Theoretically, Labour’s position as it prepares for the 2015 general election might still be to lower fees to £6,000. Liam Byrne, newly drafted into the higher education brief, will be busy judging whether tuition fees are still the totemic electoral issue Ed Miliband clearly thought they were when he came up with the policy two years ago. If they are, Labour may still invest resource and political capital in reducing them. But that is less likely now that undergraduate applications have bounced back to 2011-12 levels after a drop in 2012-13 and the NHS, social care and primary school places all look like higher priorities for what might be as much as a £9 billion commitment over the next parliament.
The Conservatives have been more gung-ho on the issue of further deregulation and competition. The party’s “Free Enterprise” and “40” groupings, as well as thinktanks such as Policy Exchange and Bright Blue, have all called for more deregulation of the higher education market, often recommending uncapping fees as well as the “freeing” of the best universities from state control. But it is highly unlikely that the party would commit to raising fees in its 2015 manifesto. The £9,000 regime was, after all, billed as making higher education sustainable for the longer term. The Tories will be delighted with the 2013‑14 recruitment figures, but they will know that any further changes in the medium term may damage a fragile acceptance of the new system. With Labour’s renewed focus on the cost of living and consumer prices, even an inflation-linked uprating might look cavalier.
As Hamilton himself observed, this all points to the £9,000 fee remaining as a hard cap for the foreseeable future.

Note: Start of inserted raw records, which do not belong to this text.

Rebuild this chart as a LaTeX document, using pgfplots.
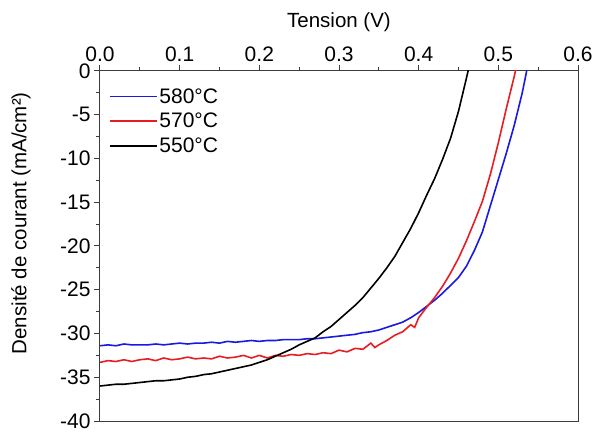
\documentclass[border=0pt]{standalone}
\usepackage{fontspec}
\setmainfont{Liberation Sans}
\usepackage{pgfplots}
\pgfplotsset{compat=1.18}
\definecolor{cblue}{RGB}{25,25,225}
\definecolor{cred}{RGB}{230,30,35}
\definecolor{axgray}{RGB}{60,60,60}
\newcommand{\lgf}{\fontsize{21bp}{24bp}\selectfont}
\begin{document}
\begin{tikzpicture}
\begin{axis}[
  at={(0,0)}, anchor=south west,
  scale only axis, width=478bp, height=350bp,
  xmin=0, xmax=0.6, ymin=-40, ymax=0,
  xtick={0,0.1,0.2,0.3,0.4,0.5,0.6},
  xticklabels={0.0,0.1,0.2,0.3,0.4,0.5,0.6},
  ytick={-40,-35,-30,-25,-20,-15,-10,-5,0},
  yticklabels={-40,-35,-30,-25,-20,-15,-10,-5,0},
  minor x tick num=1, minor y tick num=1,
  xtick pos=upper, ytick pos=left,
  xticklabel pos=upper,
  tick align=outside,
  major tick length=6bp, minor tick length=3.5bp,
  axis line style={line width=1bp, color=axgray},
  every tick/.style={line width=1bp, color=axgray},
  every tick label/.append style={font=\lgf, text=black},
  every axis x label/.style={at={(axis description cs:0.5,1)}, yshift=49bp, anchor=center, font=\fontsize{20.5bp}{24bp}\selectfont},
  every axis y label/.style={at={(axis description cs:0,0.565)}, xshift=-79bp, rotate=90, anchor=center, font=\fontsize{20.5bp}{24bp}\selectfont},
  xlabel={Tension (V)},
  ylabel={Densité de courant (mA/cm²)},
  legend style={draw=none, fill=none, at={(axis description cs:0.016,0.754)}, anchor=south west, row sep=4.5bp, inner sep=1bp, nodes={font=\lgf}},
  legend cell align=left,
  clip=true,
]
\addlegendimage{legend image code/.code={\draw[white, line width=0.1bp] (0bp,0bp) -- (0.1bp,0bp);}}
\addlegendentry{}
\addlegendimage{legend image code/.code={\draw[draw=cblue, line width=1.6bp] (0bp,0bp) -- (47bp,0bp);}}
\addlegendentry{580°C}
\addlegendimage{legend image code/.code={\draw[draw=cred, line width=1.6bp] (0bp,0bp) -- (47bp,0bp);}}
\addlegendentry{570°C}
\addlegendimage{legend image code/.code={\draw[draw=black, line width=1.6bp] (0bp,0bp) -- (47bp,0bp);}}
\addlegendentry{550°C}
\addplot[forget plot, color=cblue, line width=1.6bp] coordinates {
(0.00,-31.4) (0.01,-31.3) (0.02,-31.4) (0.03,-31.2) (0.04,-31.3) (0.05,-31.3)
(0.06,-31.3) (0.07,-31.2) (0.08,-31.3) (0.09,-31.2) (0.10,-31.1) (0.11,-31.2)
(0.12,-31.1) (0.13,-31.1) (0.14,-31.0) (0.15,-31.1) (0.16,-30.9) (0.17,-31.0)
(0.18,-30.9) (0.19,-30.8) (0.20,-30.9) (0.21,-30.8) (0.22,-30.8) (0.23,-30.7)
(0.24,-30.7) (0.25,-30.7) (0.26,-30.6) (0.27,-30.6) (0.28,-30.5) (0.29,-30.4)
(0.30,-30.3) (0.31,-30.2) (0.32,-30.1) (0.33,-29.9) (0.34,-29.8) (0.35,-29.6)
(0.36,-29.3) (0.37,-29.0) (0.38,-28.7) (0.39,-28.2) (0.40,-27.6) (0.41,-26.9)
(0.42,-26.2) (0.43,-25.4) (0.44,-24.5) (0.45,-23.6) (0.46,-22.3) (0.47,-20.5)
(0.48,-18.4) (0.49,-15.4) (0.50,-12.4) (0.51,-9.4) (0.52,-6.2) (0.53,-2.5) (0.536,0.2)
};
\addplot[forget plot, color=cred, line width=1.6bp] coordinates {
(0.00,-33.3) (0.01,-33.1) (0.02,-33.2) (0.03,-33.0) (0.04,-33.2) (0.05,-33.0)
(0.06,-32.9) (0.07,-33.1) (0.08,-32.8) (0.09,-33.0) (0.10,-32.9) (0.11,-32.7)
(0.12,-32.9) (0.13,-32.8) (0.14,-32.9) (0.15,-32.6) (0.16,-32.8) (0.17,-32.7)
(0.18,-32.5) (0.19,-32.8) (0.20,-32.5) (0.21,-32.8) (0.22,-32.5) (0.23,-32.6)
(0.24,-32.4) (0.25,-32.5) (0.26,-32.3) (0.27,-32.4) (0.28,-32.2) (0.29,-32.3)
(0.30,-31.9) (0.31,-32.1) (0.32,-31.7) (0.33,-31.8) (0.34,-31.1) (0.345,-31.6)
(0.35,-31.3) (0.36,-30.8) (0.37,-30.2) (0.38,-29.8) (0.39,-29.0) (0.395,-29.3)
(0.40,-28.2) (0.41,-27.0) (0.42,-25.9) (0.43,-24.6) (0.44,-23.1) (0.45,-21.4)
(0.46,-19.4) (0.47,-17.2) (0.48,-14.9) (0.49,-11.8) (0.50,-8.2) (0.51,-4.3) (0.52,-0.6) (0.522,0.2)
};
\addplot[forget plot, color=black, line width=1.6bp] coordinates {
(0.00,-36.0) (0.01,-35.9) (0.02,-35.8) (0.03,-35.8) (0.04,-35.7) (0.05,-35.6)
(0.06,-35.5) (0.07,-35.4) (0.08,-35.4) (0.09,-35.3) (0.10,-35.2) (0.11,-35.0)
(0.12,-34.9) (0.13,-34.7) (0.14,-34.6) (0.15,-34.4) (0.16,-34.2) (0.17,-34.0)
(0.18,-33.8) (0.19,-33.6) (0.20,-33.3) (0.21,-33.0) (0.22,-32.6) (0.23,-32.2)
(0.24,-31.8) (0.25,-31.3) (0.26,-30.9) (0.27,-30.5) (0.28,-29.8) (0.29,-29.2)
(0.30,-28.4) (0.31,-27.6) (0.32,-26.8) (0.33,-25.9) (0.34,-24.8) (0.35,-23.7)
(0.36,-22.5) (0.37,-21.2) (0.38,-19.6) (0.39,-18.0) (0.40,-16.2) (0.41,-14.2)
(0.42,-12.3) (0.43,-10.1) (0.44,-7.7) (0.45,-4.6) (0.46,-0.8) (0.4625,0.2)
};
\end{axis}
\pgfresetboundingbox
\path (-100bp,-12bp) rectangle (494bp,421bp);
\end{tikzpicture}
\end{document}
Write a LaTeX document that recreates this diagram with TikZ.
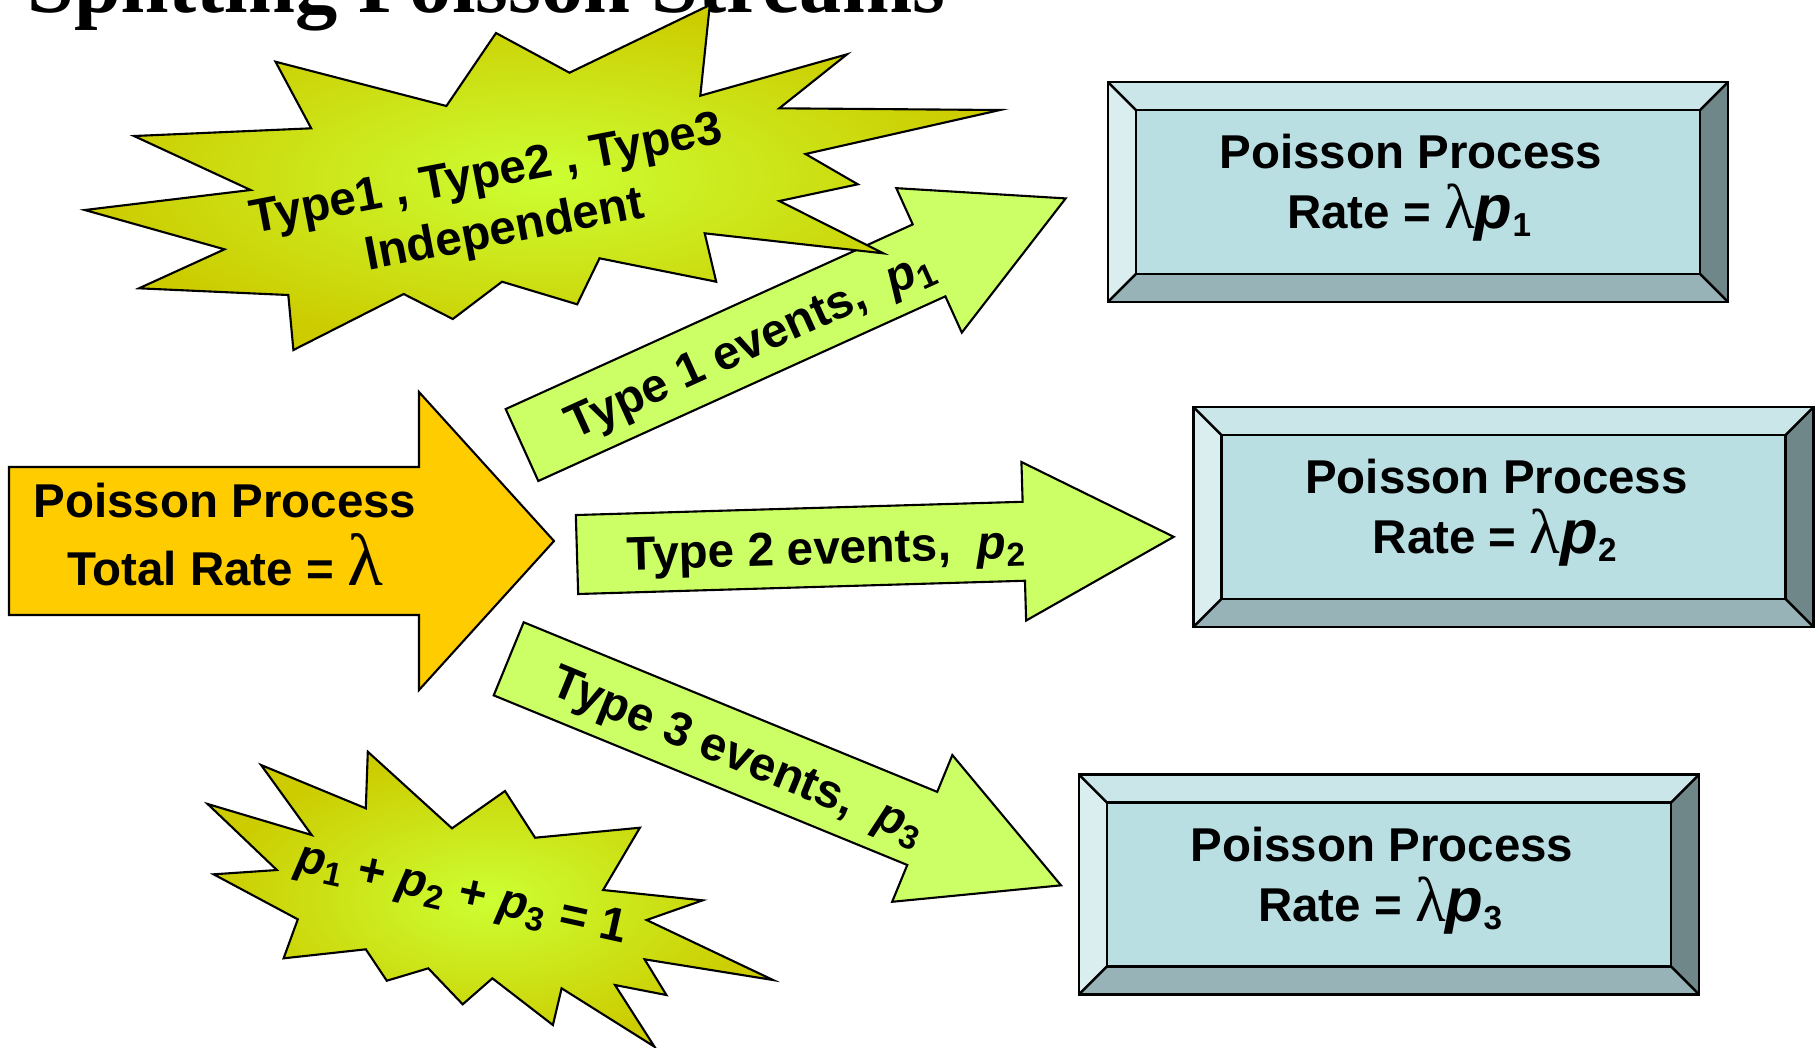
\documentclass[tikz,border=0pt]{standalone}
\usepackage{fontspec}
\setmainfont{Liberation Sans}
\newfontfamily\titlefont{Liberation Serif}
\newfontfamily\greekfont{Liberation Serif}
\usepackage{tikz}
\usetikzlibrary{positioning}
\usetikzlibrary{calc}

\definecolor{srcgold}{HTML}{FFCC00}
\definecolor{armgreen}{HTML}{CCFF66}
\definecolor{burstedge}{HTML}{CCCC00}
\definecolor{burstcore}{HTML}{CCFF33}
\definecolor{faceblue}{HTML}{BADFE3}
\definecolor{bevtop}{HTML}{CBE6E9}
\definecolor{bevleft}{HTML}{DAEEF0}
\definecolor{bevright}{HTML}{708789}
\definecolor{bevbottom}{HTML}{98B3B7}

\newcommand{\lamsym}[1]{{\greekfont\mdseries\fontsize{#1}{#1}\selectfont λ}}
\newcommand{\typeprob}[1]{\textit{p}\textsubscript{#1}}
\newcommand{\bigprob}[1]{{\fontsize{17.5}{17.5}\selectfont\itshape p}\textsubscript{#1}}

\tikzset{
	lbl/.style={font=\bfseries\fontsize{13.5}{17}\selectfont, inner sep=0pt},
	outline/.style={draw=black, line width=0.6pt, line join=miter},
	boxline/.style={draw=black, line width=0.7pt},
	ratebox/.style={rectangle, minimum width=6.2cm, minimum height=2.2cm, inner sep=0pt, outer sep=0pt},
	burst/.style={draw=black, line width=0.6pt, shading=radial, inner color=burstcore, outer color=burstedge},
}

\newcommand{\bevelfaces}[1]{%
	\fill[bevtop] (#1.north west) rectangle (#1.south east);
	\fill[bevleft] (#1.north west) -- ([shift={(28,28)}]#1.north west) -- ([shift={(28,-28)}]#1.south west) -- (#1.south west) -- cycle;
	\fill[bevright] (#1.north east) -- ([shift={(-28,28)}]#1.north east) -- ([shift={(-28,-28)}]#1.south east) -- (#1.south east) -- cycle;
	\fill[bevbottom] (#1.south west) -- ([shift={(28,-28)}]#1.south west) -- ([shift={(-28,-28)}]#1.south east) -- (#1.south east) -- cycle;
	\draw[boxline, fill=faceblue] ([shift={(28,28)}]#1.north west) rectangle ([shift={(-28,-28)}]#1.south east);
	\draw[boxline] (#1.north west) rectangle (#1.south east);
	\draw[boxline] (#1.north west) -- ([shift={(28,28)}]#1.north west)
		(#1.north east) -- ([shift={(-28,28)}]#1.north east)
		(#1.south west) -- ([shift={(28,-28)}]#1.south west)
		(#1.south east) -- ([shift={(-28,-28)}]#1.south east);
}

\begin{document}
\begin{tikzpicture}[x=0.01cm, y=-0.01cm]
	\clip (0,0) rectangle (1818,1047);
	\node[anchor=base west, inner sep=0pt, font=\titlefont\bfseries\fontsize{24}{24}\selectfont] (title) at (27,12) {Splitting Poisson Streams};
	
	% total stream
	\draw[outline, fill=srcgold] (9,467) -- (419,467) -- (419,392) -- (554,541) -- (419,690) -- (419,615) -- (9,615) -- cycle;
	\node[lbl, anchor=base] (src1) at (225,517) {Poisson Process};
	\node[lbl, anchor=base] (src2) at (225,585) {Total Rate = \lamsym{21}};
	
	% the three split streams
	\begin{scope}[shift={(522,445)}, rotate=24.4, transform shape]
		\draw[outline, fill=armgreen] (0,-39.5) -- (447,-39.5) -- (447,-79.3) -- (597,0) -- (447,79.3) -- (447,39.5) -- (0,39.5) -- cycle;
		\node[lbl, anchor=base] (type1) at (250,17) {Type 1 events,\ \ \typeprob{1}};
	\end{scope}
	\begin{scope}[shift={(577,554.5)}, rotate=1.7, transform shape]
		\draw[outline, fill=armgreen] (0,-39.5) -- (447,-39.5) -- (447,-79.3) -- (597,0) -- (447,79.3) -- (447,39.5) -- (0,39.5) -- cycle;
		\node[lbl, anchor=base] (type2) at (250,17) {Type 2 events,\ \ \typeprob{2}};
	\end{scope}
	\begin{scope}[shift={(508.7,658.8)}, rotate=-22.3, transform shape]
		\draw[outline, fill=armgreen] (0,-39.5) -- (447,-39.5) -- (447,-79.3) -- (597,0) -- (447,79.3) -- (447,39.5) -- (0,39.5) -- cycle;
		\node[lbl, anchor=base] (type3) at (250,17) {Type 3 events,\ \ \typeprob{3}};
	\end{scope}
	
	% bursts
	\shadedraw[burst] (496,33) -- (569.5,72.7) -- (709.8,5) -- (700.3,95.7) -- (847,54.3) -- (779.3,108.3) -- (1000,110) -- (805.5,154) -- (857.8,184.3) -- (779.3,201) -- (883.3,253.3) -- (704.7,233.3) -- (716.2,281.7) -- (599.5,258.3) -- (577.2,304.3) -- (502,281.7) -- (452.8,319) -- (403.7,294) -- (293.4,350) -- (288.3,295) -- (139,288.3) -- (224.5,249.3) -- (84.8,210) -- (250.6,190) -- (134,136) -- (311.2,128.3) -- (275.5,61.7) -- (446.4,106) -- cycle;
	\node[lbl, anchor=base, rotate=10.8] (indep1) at (489,188) {Type1 , Type2 , Type3};
	\node[lbl, anchor=base, rotate=10.8] (indep2) at (507,244) {Independent};
	
	\shadedraw[burst] (367.8,751.7) -- (452,828.3) -- (505,791) -- (535.1,837.7) -- (639.9,827.7) -- (603.1,890) -- (702.7,900.3) -- (646.6,920) -- (773.1,980) -- (644.6,959.3) -- (666.4,995) -- (615,985) -- (654.5,1046.7) -- (561.6,988.3) -- (552.9,1025) -- (492.4,978.3) -- (462.7,1004.3) -- (428.3,968.3) -- (386.8,980.7) -- (365.8,949.3) -- (283.6,958.3) -- (297.8,919.3) -- (213.6,874.3) -- (276.9,870) -- (207.7,804) -- (311.7,835) -- (261.1,765) -- (365.8,808.3) -- cycle;
	\node[lbl, anchor=base, rotate=-12.5] (probsum) at (459,906.5) {\typeprob{1} + \typeprob{2} + \typeprob{3} = 1};
	
	% resulting processes
	\node[ratebox] (box1) at (1418,192) {};
	\bevelfaces{box1}
	\node[lbl, anchor=base] (rate1a) at ([shift={(-7,87)}]box1.north) {Poisson Process};
	\node[lbl, anchor=base] (rate1b) at ([shift={(-8,147)}]box1.north) {Rate = \lamsym{18}\bigprob{1}};
	
	\node[ratebox] (box2) at (1503.5,517) {};
	\bevelfaces{box2}
	\node[lbl, anchor=base] (rate2a) at ([shift={(-7,87)}]box2.north) {Poisson Process};
	\node[lbl, anchor=base] (rate2b) at ([shift={(-8,147)}]box2.north) {Rate = \lamsym{18}\bigprob{2}};
	
	\node[ratebox] (box3) at (1389,884.5) {};
	\bevelfaces{box3}
	\node[lbl, anchor=base] (rate3a) at ([shift={(-7,87)}]box3.north) {Poisson Process};
	\node[lbl, anchor=base] (rate3b) at ([shift={(-8,147)}]box3.north) {Rate = \lamsym{18}\bigprob{3}};
	
\end{tikzpicture}
\end{document}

In the longer term, and certainly by the later years of the next parliament, new financial solutions will have to be found. The spectrum of possibilities includes both a graduate tax and Hamilton’s uncapped or “variegated” fees system, as well as increases to the current universal cap.
As for Oxford, it will continue talking up the £70 million a year “chasm” in its budget in the hope of attracting large amounts of private philanthropy to fill it. After all, building its endowment is ultimately how it must compete with the US’ Ivy League.
Talk of a £16,000 fee was always a bit of a red herring, as well as a red rag. But it succeeded in reminding the rest of us that the current fee regime is unlikely to last for ever.